Notre Dame Cathedral
Notre Dame Cathedral: After the Fire, the Rebuild, and the Reopening
Notre Dame reopened in December 2024, five years after the April 2019 fire that destroyed the spire and most of the roof. The restoration involved roughly 250,000 craftspeople, conservators, and volunteers, and the rebuilt interior is notably brighter than it was before the fire. The stained glass has been cleaned for the first time in generations. If you visited before 2019 and found the interior gloomy, the reopened version is a genuinely different experience.
The new spire was rebuilt from Viollet-le-Duc’s 19th-century design using oak salvaged from French forests specifically for the purpose. The exterior flying buttresses and the west facade’s twin towers are largely unchanged from before. What you’re seeing is an 860-year-old building that has survived revolution, two world wars, and now a major structural fire, each time requiring substantial repair.
Visiting in 2025-2026
Timed-entry tickets are required. Book through the official Notre-Dame de Paris website before arriving in the city, not at the door. Demand is extremely high in 2025 and 2026. Book at least two weeks ahead for summer visits.
The cathedral is a working church; if a service is in progress, tourist access may be restricted to the back third of the nave. Photography without flash is permitted. The Treasury holds the Crown of Thorns and other relics, accessible for a small separate fee.
The Île de la Cité
The island on which the cathedral sits is one of the original settlements of Paris, and the medieval street pattern survives around it. Sainte-Chapelle, five minutes west inside the Palais de Justice complex, has arguably the finest Gothic stained glass in existence: 15 windows covering nearly 600 square metres, built in 1248 for relics brought back from the Crusades. It receives far fewer visitors than Notre Dame and is genuinely breathtaking. Combined tickets with Notre Dame are available through the official websites.
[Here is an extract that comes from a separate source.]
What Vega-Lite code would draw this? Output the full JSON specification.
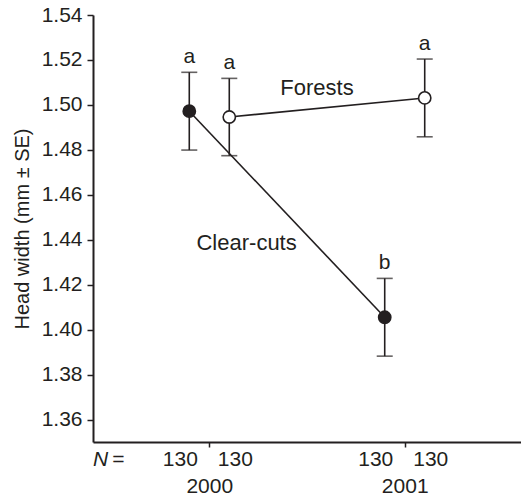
{
  "$schema": "https://vega.github.io/schema/vega-lite/v6.json",
  "width": 428,
  "height": 427,
  "autosize": {"type": "none"},
  "padding": {"left": 93, "top": 15, "right": 0, "bottom": 56},
  "background": "white",
  "config": {
    "view": {"stroke": null},
    "font": "Liberation Sans",
    "text": {"font": "Liberation Sans", "fontSize": 21, "color": "#231f20"},
    "axis": {
      "domainColor": "#231f20",
      "domainWidth": 2,
      "tickColor": "#231f20",
      "tickWidth": 1.5,
      "labelColor": "#231f20",
      "labelFont": "Liberation Sans",
      "labelFontSize": 21,
      "titleColor": "#231f20",
      "titleFont": "Liberation Sans",
      "titleFontSize": 20,
      "titleFontWeight": "normal",
      "grid": false
    }
  },
  "datasets": {
    "means": [
      {"year": 2000, "habitat": "Clear-cuts", "mean": 1.4972, "lo": 1.4799, "hi": 1.5145, "n": 130, "letter": "a"},
      {"year": 2000, "habitat": "Forests", "mean": 1.4946, "lo": 1.4774, "hi": 1.5118, "n": 130, "letter": "a"},
      {"year": 2001, "habitat": "Clear-cuts", "mean": 1.4055, "lo": 1.3882, "hi": 1.4228, "n": 130, "letter": "b"},
      {"year": 2001, "habitat": "Forests", "mean": 1.5031, "lo": 1.4858, "hi": 1.5204, "n": 130, "letter": "a"}
    ],
    "labels": [
      {"x": 2000.551, "y": 1.5075, "label": "Forests"},
      {"x": 2000.191, "y": 1.4387, "label": "Clear-cuts"}
    ]
  },
  "resolve": {"scale": {"x": "independent"}, "axis": {"x": "independent"}},
  "layer": [
    {
      "data": {"name": "means"},
      "mark": {"type": "line", "color": "#231f20", "strokeWidth": 1.6},
      "encoding": {
        "x": {
          "field": "year", "type": "ordinal",
          "scale": {"type": "point", "domain": [2000, 2001], "padding": 0.595},
          "axis": {"title": null, "tickSize": 5, "labelPadding": 28, "labelAngle": 0, "domainWidth": 2}
        },
        "y": {
          "field": "mean", "type": "quantitative",
          "scale": {"domain": [1.35, 1.54], "nice": false, "zero": false},
          "axis": {"values": [1.36, 1.38, 1.4, 1.42, 1.44, 1.46, 1.48, 1.5, 1.52, 1.54], "format": ".2f", "title": "Head width (mm ± SE)", "tickSize": 6, "labelPadding": 5, "titlePadding": 9}
        },
        "xOffset": {"field": "habitat", "type": "nominal", "scale": {"domain": ["Clear-cuts", "Forests"], "range": [-40, 40]}},
        "detail": {"field": "habitat"}
      }
    },
    {
      "data": {"name": "means"},
      "mark": {"type": "rule", "color": "#231f20", "strokeWidth": 1.6},
      "encoding": {
        "x": {"field": "year", "type": "ordinal", "scale": {"type": "point", "domain": [2000, 2001], "padding": 0.595}, "axis": null},
        "y": {"field": "lo", "type": "quantitative"},
        "y2": {"field": "hi"},
        "xOffset": {"field": "habitat", "type": "nominal", "scale": {"domain": ["Clear-cuts", "Forests"], "range": [-40, 40]}}
      }
    },
    {
      "data": {"name": "means"},
      "mark": {"type": "tick", "orient": "horizontal", "color": "#231f20", "size": 16, "thickness": 1.6},
      "encoding": {
        "x": {"field": "year", "type": "ordinal", "scale": {"type": "point", "domain": [2000, 2001], "padding": 0.595}, "axis": null},
        "y": {"field": "lo", "type": "quantitative"},
        "xOffset": {"field": "habitat", "type": "nominal", "scale": {"domain": ["Clear-cuts", "Forests"], "range": [-40, 40]}}
      }
    },
    {
      "data": {"name": "means"},
      "mark": {"type": "tick", "orient": "horizontal", "color": "#231f20", "size": 16, "thickness": 1.6},
      "encoding": {
        "x": {"field": "year", "type": "ordinal", "scale": {"type": "point", "domain": [2000, 2001], "padding": 0.595}, "axis": null},
        "y": {"field": "hi", "type": "quantitative"},
        "xOffset": {"field": "habitat", "type": "nominal", "scale": {"domain": ["Clear-cuts", "Forests"], "range": [-40, 40]}}
      }
    },
    {
      "data": {"name": "means"},
      "mark": {"type": "point", "shape": "circle", "filled": true, "size": 150, "stroke": "#231f20", "strokeWidth": 1.6, "opacity": 1},
      "encoding": {
        "x": {"field": "year", "type": "ordinal", "scale": {"type": "point", "domain": [2000, 2001], "padding": 0.595}, "axis": null},
        "y": {"field": "mean", "type": "quantitative"},
        "xOffset": {"field": "habitat", "type": "nominal", "scale": {"domain": ["Clear-cuts", "Forests"], "range": [-40, 40]}},
        "fill": {"field": "habitat", "type": "nominal", "scale": {"domain": ["Clear-cuts", "Forests"], "range": ["#231f20", "#ffffff"]}, "legend": null}
      }
    },
    {
      "data": {"name": "means"},
      "mark": {"type": "text", "baseline": "alphabetic", "align": "center", "dy": -9.5},
      "encoding": {
        "x": {"field": "year", "type": "ordinal", "scale": {"type": "point", "domain": [2000, 2001], "padding": 0.595}, "axis": null},
        "y": {"field": "hi", "type": "quantitative"},
        "xOffset": {"field": "habitat", "type": "nominal", "scale": {"domain": ["Clear-cuts", "Forests"], "range": [-40, 40]}},
        "text": {"field": "letter"}
      }
    },
    {
      "data": {"name": "means"},
      "transform": [{"filter": "datum.habitat === 'Clear-cuts'"}],
      "mark": {"type": "text", "baseline": "middle", "align": "center", "dx": -29, "clip": false},
      "encoding": {
        "x": {"field": "year", "type": "ordinal", "scale": {"type": "point", "domain": [2000, 2001], "padding": 0.595}, "axis": null},
        "y": {"datum": 1.342, "type": "quantitative"},
        "text": {"field": "n"}
      }
    },
    {
      "data": {"name": "means"},
      "transform": [{"filter": "datum.habitat === 'Forests'"}],
      "mark": {"type": "text", "baseline": "middle", "align": "center", "dx": 26, "clip": false},
      "encoding": {
        "x": {"field": "year", "type": "ordinal", "scale": {"type": "point", "domain": [2000, 2001], "padding": 0.595}, "axis": null},
        "y": {"datum": 1.342, "type": "quantitative"},
        "text": {"field": "n"}
      }
    },
    {
      "data": {"values": [{"x": 1999.405, "y": 1.342, "label": "N"}]},
      "mark": {"type": "text", "baseline": "middle", "align": "left", "fontStyle": "italic", "clip": false},
      "encoding": {
        "x": {"field": "x", "type": "quantitative", "scale": {"domain": [1999.405, 2001.595], "nice": false, "zero": false}, "axis": null},
        "y": {"field": "y", "type": "quantitative"},
        "text": {"field": "label"}
      }
    },
    {
      "data": {"values": [{"x": 1999.535, "y": 1.342, "label": "="}]},
      "mark": {"type": "text", "baseline": "middle", "align": "center", "clip": false},
      "encoding": {
        "x": {"field": "x", "type": "quantitative", "scale": {"domain": [1999.405, 2001.595], "nice": false, "zero": false}, "axis": null},
        "y": {"field": "y", "type": "quantitative"},
        "text": {"field": "label"}
      }
    },
    {
      "data": {"name": "labels"},
      "mark": {"type": "text", "baseline": "middle", "align": "center", "fontSize": 22},
      "encoding": {
        "x": {"field": "x", "type": "quantitative", "scale": {"domain": [1999.405, 2001.595], "nice": false, "zero": false}, "axis": null},
        "y": {"field": "y", "type": "quantitative"},
        "text": {"field": "label"}
      }
    }
  ]
}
The Conciergerie, in the same complex, was the prison where Marie Antoinette and hundreds of others were held before execution during the Revolution. The cells are preserved and the exhibitions are good.
Getting There
Metro Lines 4 (Cité station) or RER Line C (Saint-Michel Notre-Dame) puts you three minutes from the cathedral. Line 4 is faster from the Marais or Saint-Germain. Walking from the Louvre takes about 20 minutes along the Seine.
Where to Eat
The restaurants on the island itself cater almost exclusively to tourists. Cross to the Left Bank to Saint-Germain: Le Comptoir du Relais on Carrefour de l’Odéon is a proper brasserie with good steak frites. Breizh Café on Rue de l’Odéon does Breton buckwheat galettes with good ingredients at around €15 per main. Cafes on the side streets off Rue Saint-Jacques are considerably cheaper than anything facing the cathedral.
Practical Notes
Late September through November is better for Notre Dame than the July-August peak: cooler, fewer tourist buses, and the interior light is good. Pickpocketing is active around the Cité Metro station and the riverside approach; keep bags closed.